Participants will learn about the impact of climate change on foodways and lifeways from a personal and a global perspective. They’ll gain practical experience in climate adaptation, and a sense of agency that will help to counteract paralysis induced by climate anxiety. The cookbooks will help participants to share what they learn with their family and community, and will provide motivation to prevent future catastrophe through responsible decisions in the present.

About Technologies

We will use our custom-built app to determine climate analogs for participants, and will introduce them to our models and software. We will also use paper and other craft supplies, timeless technologies that can facilitate tangible interaction with timely issues.

 

 

Instructor(s)

Acclaimed as a “poet of ideas” by The New Yorker and a “multimedia philosopher-prophet” by The Atlantic, Jonathon Keats is an artist, writer and experimental philosopher based in the United States and Europe. His conceptually-driven transdisciplinary projects explore all aspects of society, adapting methods from the sciences and the humanities. He has exhibited and lectured at dozens of institutions worldwide, from the Los Angeles County Museum of Art to Stanford University to the Triennale di Milano, and from SXSW to CERN to UNESCO. He is the author of six books on subjects ranging from science and technology to art and design – most recently You Belong to the Universe: Buckminster Fuller and the Future, published by Oxford University Press – and is the author of a weekly online art and design column for Forbes. He has been an artist-in residence at the Fraunhofer Institute for Building Physics, UC Berkeley's Sagehen Creek Field Station, and the LACMA Art + Technology Lab, a Black Mountain College Legacy Fellow at the University of North Carolina-Asheville, an Imaginary Fellow at Arizona State University’s Center for Science and the Imagination, and a Research Fellow at the Nevada Museum of Art's Center for Art + Environment. He is currently a visiting scholar at San Jose State University’s CADRE Laboratory for New Media, research associate at the University of Arizona’s Desert Laboratory on Tumamoc Hill, research fellow at the Highland Institute, consulting philosopher at Earth Law Center and the Museum of Tomorrow, Polar Lab artist at the Anchorage Museum, Flux Exchange Artist at Flux Projects, and artist-in-residence at Hyundai, the SETI Institute, and UC San Francisco’s Memory and Aging Center.. He serves as co-director of the Alien Hybrid Garden at Arizona State University, and curatorial director of the Museum of Future History. A monograph about his art, Thought Experiments, was recently published by Hirmer Verlag. He is represented by Modernism Gallery in San Francisco.

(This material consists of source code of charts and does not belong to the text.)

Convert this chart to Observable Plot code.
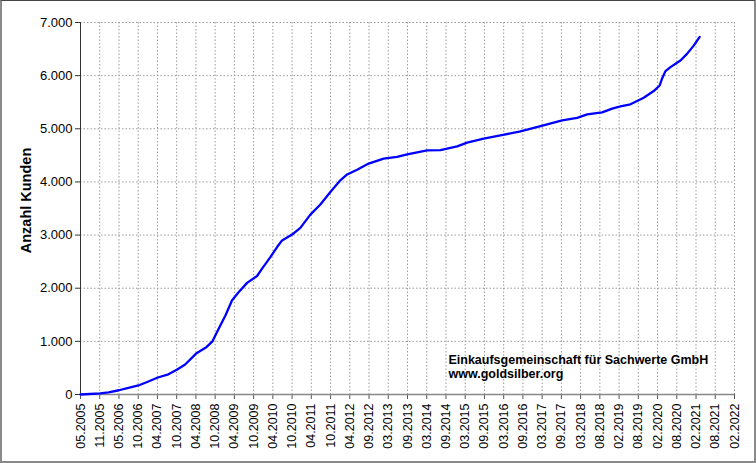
<!DOCTYPE html>
<html>
<head>
<meta charset="utf-8">
<script src="https://cdn.jsdelivr.net/npm/d3@7"></script>
<script src="https://cdn.jsdelivr.net/npm/@observablehq/plot@0.6"></script>
<style>
  body { margin: 0; background: #fff; }
  #wrap { position: relative; width: 756px; height: 463px; }
  #frame { position: absolute; left: 0; top: 0; width: 756px; height: 463px; box-sizing: border-box;
           border-left: 2px solid #8a8a8a; border-bottom: 2px solid #8a8a8a; border-top: 1px solid #444; border-right: 2px solid #8a8a8a; pointer-events: none; }
</style>
</head>
<body>
<div id="wrap"><div id="chart"></div><div id="frame"></div></div>
<script>
const labels = ["05.2005","11.2005","05.2006","10.2006","04.2007","10.2007","04.2008","10.2008","04.2009","10.2009",
  "04.2010","10.2010","04.2011","10.2011","04.2012","09.2012","03.2013","09.2013","03.2014","09.2014",
  "03.2015","09.2015","03.2016","09.2016","03.2017","09.2017","03.2018","08.2018","02.2019","08.2019",
  "02.2020","08.2020","02.2021","08.2021","02.2022"];

// position along the category axis (label index) and number of customers
const pos = [0.00,1.02,1.46,2.00,2.49,3.01,3.53,4.02,4.57,5.03,5.44,6.01,6.56,6.86,7.19,7.54,7.88,8.23,8.66,9.18,
  9.44,9.88,10.22,10.48,11.00,11.43,11.95,12.47,12.99,13.51,13.86,14.38,14.98,15.76,16.46,16.98,18.02,18.71,19.58,20.10,
  20.96,21.83,22.87,23.87,25.04,25.82,26.34,27.12,27.64,28.07,28.59,29.28,29.80,30.11,30.23,30.41,30.67,31.19,31.53,31.88,32.19];
const kunden = [0,20,40,80,125,170,245,320,380,470,565,770,895,1000,1240,1490,1775,1930,2100,2230,
  2370,2590,2775,2900,3010,3135,3385,3575,3810,4030,4140,4230,4345,4440,4470,4520,4595,4600,4670,4740,
  4815,4875,4950,5045,5160,5205,5270,5310,5380,5420,5460,5585,5710,5815,5940,6085,6160,6285,6410,6565,6730];

const yTicks = [0,1000,2000,3000,4000,5000,6000,7000];
const yLabel = "Anzahl Kunden";
const noteLines = ["Einkaufsgemeinschaft für Sachwerte GmbH", "www.goldsilber.org"];
const notePos = {x: 19.13, y: 534};

const fmt = d => d3.format(",")(d).replace(/,/g, ".");
const data = pos.map((p, i) => ({x: p, y: kunden[i]}));
const grid = {stroke: "#9a9a9a", strokeOpacity: 1, strokeDasharray: "1.5,2", strokeWidth: 1};

const chart = Plot.plot({
  width: 756, height: 463,
  marginLeft: 80, marginRight: 22, marginTop: 22, marginBottom: 69,
  style: {fontFamily: "'Liberation Sans', Arial, sans-serif", fontSize: "13px", color: "#000", background: "#fff"},
  x: {domain: [0, labels.length - 1]},
  y: {domain: [0, 7000]},
  marks: [
    Plot.gridY(yTicks.slice(1), grid),
    Plot.gridX(d3.range(1, labels.length), grid),
    Plot.axisY(yTicks, {tickFormat: fmt, tickSize: 5, tickPadding: 3, label: null, fontSize: 13, stroke: "#333"}),
    Plot.axisX(d3.range(0, labels.length), {tickFormat: i => labels[i], tickRotate: -90, tickSize: 5, tickPadding: 4, label: null, fontSize: 12.5, stroke: "#555"}),
    Plot.ruleX([0], {stroke: "#333", strokeWidth: 1}),
    Plot.ruleY([0], {stroke: "#888", strokeWidth: 1.5}),
    Plot.line(data, {x: "x", y: "y", stroke: "#0000ff", strokeWidth: 2.3}),
    Plot.text([yLabel], {frameAnchor: "left", textAnchor: "middle", rotate: -90, dx: -54, dy: -8, fontWeight: "bold", fontSize: 14.5, fill: "#000"}),
    Plot.text([noteLines.join("\n")], {x: () => notePos.x, y: () => notePos.y, textAnchor: "start", lineAnchor: "middle", lineHeight: 1.12, fontWeight: "bold", fontSize: 12.5, fill: "#000"})
  ]
});
document.getElementById("chart").appendChild(chart);
</script>
</body>
</html>
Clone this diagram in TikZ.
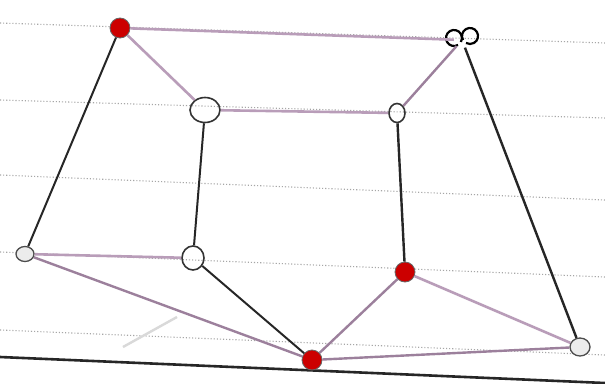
\documentclass[tikz,border=0pt]{standalone}
\usetikzlibrary{shapes.geometric}
\begin{document}
\begin{tikzpicture}[x=1pt,y=-1pt,
  rule/.style={dotted, line width=1.1pt, gray!70},
  redv/.style={circle, fill=red!80!black, draw=black!60, line width=0.8pt, minimum size=20pt, inner sep=0pt},
  openv/.style={ellipse, draw=black!80, line width=1.6pt, minimum width=24pt, minimum height=18pt, inner sep=0pt},
  smallv/.style={ellipse, draw=black!70, fill=gray!15, line width=1.3pt, minimum width=18pt, minimum height=15pt, inner sep=0pt},
  loop/.style={line width=2.2pt, black},
  ink/.style={line width=2pt, black!85},
  lite/.style={line width=2.6pt, gray!60!violet!55},
  mid/.style={line width=2.4pt, black!55!violet!50}]
\useasboundingbox (0,0) rectangle (605,383);
\fill[white] (0,0) rectangle (605,383);
% ruled lines
\draw[rule] (0,23) -- (605,43);
\draw[rule] (0,100) -- (605,118);
\draw[rule] (0,175) -- (605,200);
\draw[rule] (0,252) -- (605,277);
\draw[rule] (0,330) -- (605,355);
\draw[line width=2.6pt, black!85] (0,357) -- (605,383);
% faint pencil stroke
\draw[line width=2.4pt, gray!30] (123,347) -- (177,317);
% vertices
\node[redv] (A) at (120,28) {};
\node[draw=none, circle, minimum size=16pt, inner sep=0pt] (B) at (462,40) {};
\draw[loop] (454,38) ++(60:8) arc[start angle=60, end angle=390, radius=8];
\draw[loop] (470,36) ++(150:8) arc[start angle=150, end angle=480, radius=8];
\node[openv, minimum width=30pt, minimum height=25pt] (C) at (205,110) {};
\node[openv, minimum width=16pt, minimum height=19pt] (D) at (397,113) {};
\node[smallv] (E) at (25,254) {};
\node[openv, minimum width=22pt, minimum height=24pt] (F) at (193,258) {};
\node[redv] (G) at (405,272) {};
\node[redv] (H) at (312,360) {};
\node[smallv, minimum width=20pt, minimum height=18pt] (I) at (580,347) {};
% edges
\draw[lite] (A) -- (B);
\draw[lite] (A) -- (C);
\draw[ink] (A) -- (E);
\draw[mid] (B) -- (D);
\draw[ink, line width=2.4pt] (B) -- (I);
\draw[lite] (C) -- (D);
\draw[ink] (C) -- (F);
\draw[ink, line width=2.4pt] (D) -- (G);
\draw[lite] (E) -- (F);
\draw[mid] (E) -- (H);
\draw[ink] (F) -- (H);
\draw[mid] (G) -- (H);
\draw[lite] (G) -- (I);
\draw[mid] (H) -- (I);
\end{tikzpicture}
\end{document}
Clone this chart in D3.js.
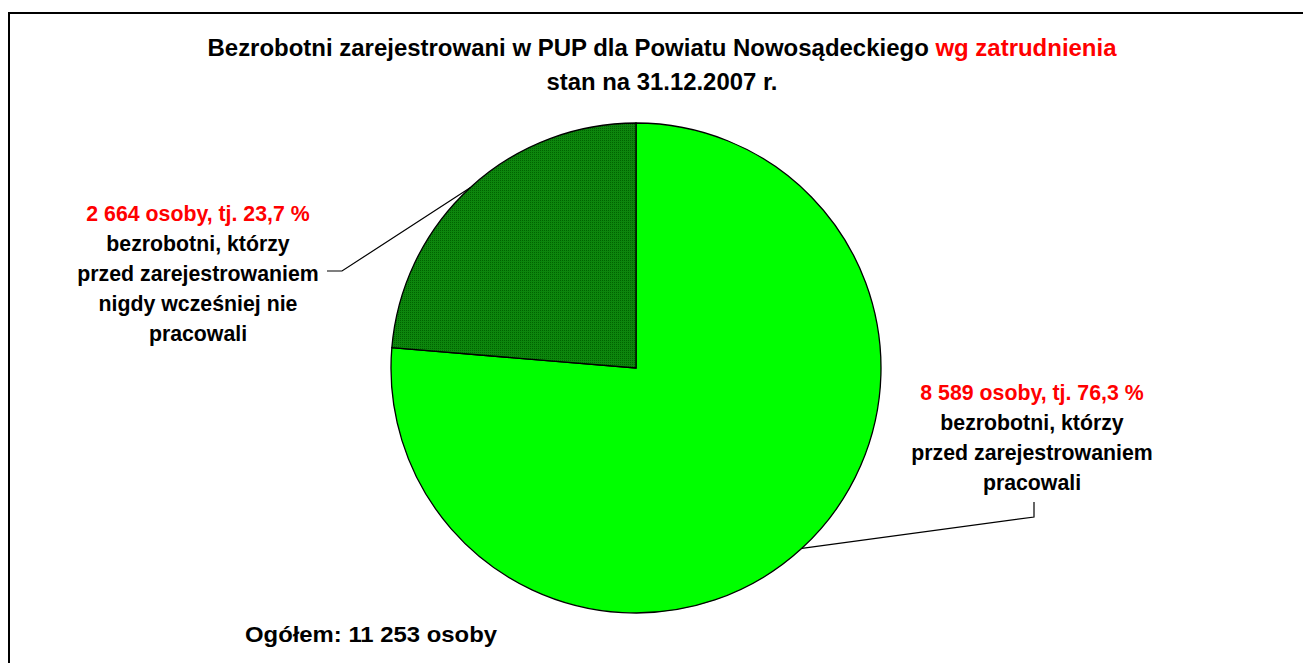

Dr. Erin Riordan is an applied ecologist working at the intersection of plants, people, and climate. Using statistical and spatial analyses, Riordan strives to better understand how plants respond to climate in order to guide climate change adaptation in complex social-ecological systems, including aridland food systems. Riordan’s research draws upon the natural ecosystems and traditional knowledge of the Sonoran Desert to redesign food systems for a hotter drier world. She believes that an inclusive, transdisciplinary approach is essential to improving resilience to today’s unprecedented environmental threats. Riordan is a research associate at the University of Arizona Desert Laboratory on Tumamoc Hill and a conservation research scientist at the Arizona-Sonora Desert Museum, both located in Tucson, Arizona.